この時期には、ブラックマーケットや怪しげな卸売業者を通じて半導体を入手した日本企業が多かった。もちろんその多くは怪しげなものだった。そこで各社はサンプルを取り寄せ、X線試験をしたり、製造日とロットナンバーを正規メーカーに問い合わせて純正品か確認したりした。
「あまりに半導体が足りなくて、どんなブラックマーケットにも探しに行きました。よくわからない企業がもっている場合がある。切羽詰まっているので、見つけたら、とりあえず購入するんです。たとえば半導体A社のマレーシア工場で生産されたロットナンバーXXXの半導体が見つかったと。購入して日本に取り寄せて、そのA社にそのロットナンバーXXXは正規品なのかを聞いていました。すると、『そもそも私たちにはマレーシア工場なんかないですよ』って言われて苦笑しましたね」
それだけ混乱が続いていたのだ。
続けて、産業機器関連企業の役員が教えてくれた。
「3年間ほど混乱していたので、偽物を見抜く力がつきましたよ(笑)。半導体を梱包する段ボールに貼られたバーコードが黒マジックで塗りつぶされている流通品が純正品だといわれた。なぜならそれはメーカーから横流しされているから出元がわからないようにする。ただ偽物は、パッケージも偽造するから黒マジックのような変な工夫はしない」
そのような力を習得してしまうほど、苦労の連続だったわけだ。
とはいえ、日本には外資系半導体メーカーの日本拠点がある。日本拠点は役に立たないのか。多くの場合、日本拠点は本国のセールス・サポートの位置付けだ。本国の生産管理部門に口出しできる権限をもたない日本拠点が多い。少なくとも口出しをすると日本拠点長がレイオフされる現実がある。これまで、買い手である日本企業側に肩入れしてくれる“優秀な”日本拠点長ほどすぐ消えると多くの人から聞かされた。

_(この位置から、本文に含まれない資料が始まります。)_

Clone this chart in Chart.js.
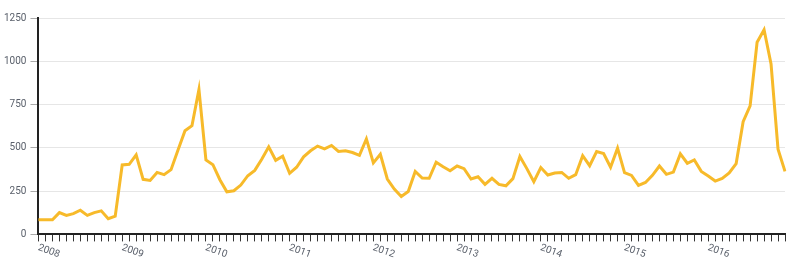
<!DOCTYPE html>
<html>
<head>
<meta charset="utf-8">
<script src="https://cdn.jsdelivr.net/npm/chart.js@4/dist/chart.umd.min.js"></script>
<style>
  body { margin: 0; background: #fff; }
  #wrap { width: 800px; height: 274px; }
</style>
</head>
<body>
<div id="wrap"><canvas id="myChart"></canvas></div>
<script>
// tick labels (one per year) and monthly categories
const years = ["2008", "2009", "2010", "2011", "2012", "2013", "2014", "2015", "2016"];
const months = ["01", "02", "03", "04", "05", "06", "07", "08", "09", "10", "11", "12"];
const yTicks = [0, 250, 500, 750, 1000, 1250];

// monthly values
const values = [
  85, 85, 85, 126, 110, 120, 140, 110, 126, 136, 91, 105,
  401, 405, 459, 318, 312, 358, 345, 374, 488, 599, 628, 837,
  430, 403, 316, 246, 252, 285, 339, 370, 434, 506, 428, 452,
  353, 388, 448, 483, 510, 494, 514, 479, 483, 473, 457, 552,
  413, 463, 320, 262, 219, 248, 364, 326, 324, 417, 391, 368,
  395, 380, 320, 333, 289, 324, 289, 281, 322, 450, 380, 304,
  386, 343, 355, 358, 324, 345, 455, 397, 479, 467, 388, 498,
  357, 341, 283, 300, 341, 395, 347, 360, 465, 411, 430, 364,
  337, 308, 324, 355, 409, 651, 742, 1110, 1182, 984, 492, 364,
];

const labels = [];
years.forEach((y) => months.forEach((m) => labels.push(y + "-" + m)));

const tickFont = { family: "Roboto", size: 10 };
const tickColor = "#5a606b";

var ctx = document.getElementById("myChart").getContext("2d");
var chart = new Chart(ctx, {
  type: "line",
  data: {
    labels: labels,
    datasets: [
      {
        label: "count",
        data: values,
        borderColor: "#f7ba2a",
        borderWidth: 3,
        pointRadius: 0,
        tension: 0,
      },
    ],
  },
  options: {
    responsive: true,
    maintainAspectRatio: false,
    animation: false,
    layout: { padding: { top: 18, right: 15, bottom: 13, left: 0 } },
    plugins: { legend: { display: false }, tooltip: { enabled: false } },
    scales: {
      x: {
        // no lines in the plot, only dark tick marks under the axis
        grid: { color: "rgba(0,0,0,0)", tickLength: 7, tickColor: "#333", tickWidth: 1 },
        border: { color: "#222", width: 2 },
        ticks: {
          autoSkip: false,
          minRotation: -20,
          maxRotation: -20,
          padding: 8,
          font: tickFont,
          color: tickColor,
          // year label sits a few months in so that it hangs to the right of January
          callback: (v, i) => (i % 12 === 3 ? years[Math.floor(i / 12)] : ""),
        },
      },
      y: {
        min: 0,
        max: 1250,
        afterBuildTicks: (s) => { s.ticks = yTicks.map((v) => ({ value: v })); },
        grid: { color: "#e6e6e6", tickLength: 8, tickColor: "#aaa" },
        border: { color: "#222", width: 2 },
        ticks: { font: tickFont, color: tickColor, padding: 4, callback: (v) => String(v) },
      },
    },
  },
});
</script>
</body>
</html>
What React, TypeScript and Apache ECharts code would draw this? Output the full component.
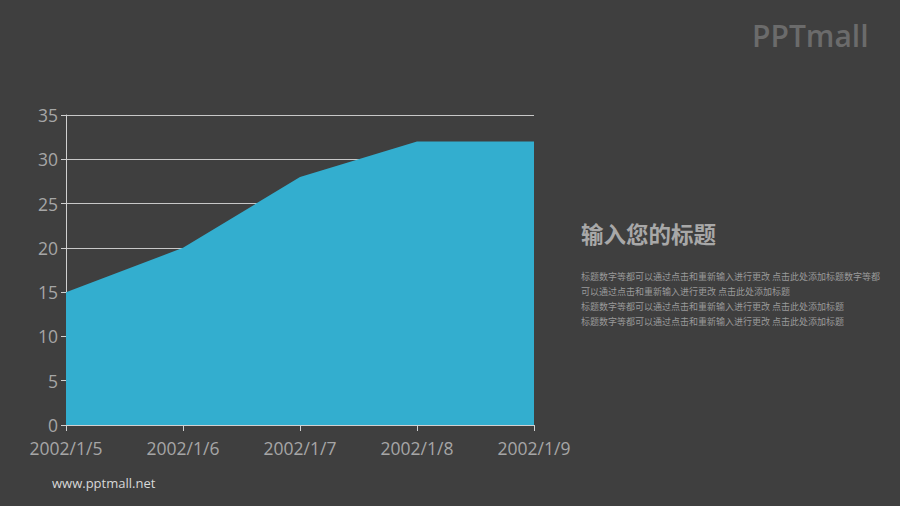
import React, { useEffect, useRef } from "react";
import * as echarts from "echarts";

const categories = ["2002/1/5", "2002/1/6", "2002/1/7", "2002/1/8", "2002/1/9"];
const values = [15, 20, 28, 32, 32];
const titleText = "输入您的标题";
const bodyLines = [
  "标题数字等都可以通过点击和重新输入进行更改 点击此处添加标题数字等都",
  "可以通过点击和重新输入进行更改 点击此处添加标题",
  "标题数字等都可以通过点击和重新输入进行更改 点击此处添加标题",
  "标题数字等都可以通过点击和重新输入进行更改 点击此处添加标题",
];
const bodyY = [277, 292, 307, 322];

export default function App() {
  const ref = useRef<HTMLDivElement>(null);
  useEffect(() => {
    if (!ref.current) return;
    const chart = echarts.init(ref.current, null, { renderer: "svg" });
    const font = "'Open Sans', 'Noto Sans CJK SC', sans-serif";
    chart.setOption({
      animation: false,
      backgroundColor: "#3f3f3f",
      grid: { left: 66, top: 115, width: 468, height: 310, containLabel: false },
      xAxis: {
        type: "category",
        data: categories,
        boundaryGap: false,
        axisLine: { show: true, lineStyle: { color: "#d0d0d0", width: 1 } },
        axisTick: { show: true, length: 6, lineStyle: { color: "#d0d0d0" } },
        axisLabel: { color: "#a6a6a6", fontSize: 17.5, margin: 16, lineHeight: 14, fontFamily: font },
      },
      yAxis: {
        type: "value",
        min: 0,
        max: 35,
        interval: 5,
        axisLine: { show: true, lineStyle: { color: "#d0d0d0", width: 1 } },
        axisTick: { show: true, length: 5, lineStyle: { color: "#d0d0d0" } },
        axisLabel: { color: "#a6a6a6", fontSize: 17.5, margin: 8, lineHeight: 14, fontFamily: font },
        splitLine: { show: true, lineStyle: { color: "#c8c8c8", width: 1 } },
      },
      series: [
        {
          type: "line",
          data: values,
          symbol: "none",
          lineStyle: { width: 0, color: "#33aecf" },
          areaStyle: { color: "#33aecf", opacity: 1 },
          z: 3,
        },
      ],
      graphic: [
        {
          type: "text",
          left: 752,
          top: 20,
          style: { text: "PPTmall", fill: "#6b6b6b", fontSize: 30, fontWeight: "600", fontFamily: "'Open Sans', sans-serif" },
        },
        {
          type: "text",
          left: 581,
          top: 222,
          style: { text: titleText, fill: "#a8a8a8", fontSize: 22.5, fontWeight: "bold", fontFamily: "'Noto Sans CJK SC', sans-serif" },
        },
        ...bodyLines.map((t, i) => ({
          type: "text",
          left: 581,
          top: bodyY[i] - 5,
          style: { text: t, fill: "#9a9a9a", fontSize: 9, fontFamily: "'Noto Sans CJK SC', sans-serif" },
        })),
        {
          type: "text",
          left: 52,
          top: 476,
          style: { text: "www.pptmall.net", fill: "#d8d8d8", fontSize: 13, fontFamily: "'Open Sans', sans-serif" },
        },
      ],
    });
    return () => chart.dispose();
  }, []);
  return <div ref={ref} style={{ width: 900, height: 506, position: "absolute", left: 0, top: 0 }} />;
}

あるサプライチェーンのマネージャーは呆れたように話す。
「外資系の日本支店や拠点がありますよね。彼らは米国本社から売上をコミットさせられている。でも、それだけなんです。米国本社が生産とか割り振りを決めていて『日本の顧客から納期を催促されているから急げ』と強く言えない。売上目標が高いから受注はどんどん獲得する。でも納入できない。これは『納める納める詐欺』ですよ」
これは日本拠点が本国に英語でタフな交渉ができない構造上の問題だ。あくまで米国本社からすれば東アジアの一国、一企業。そこを優先させたいインセンティブは存在しない。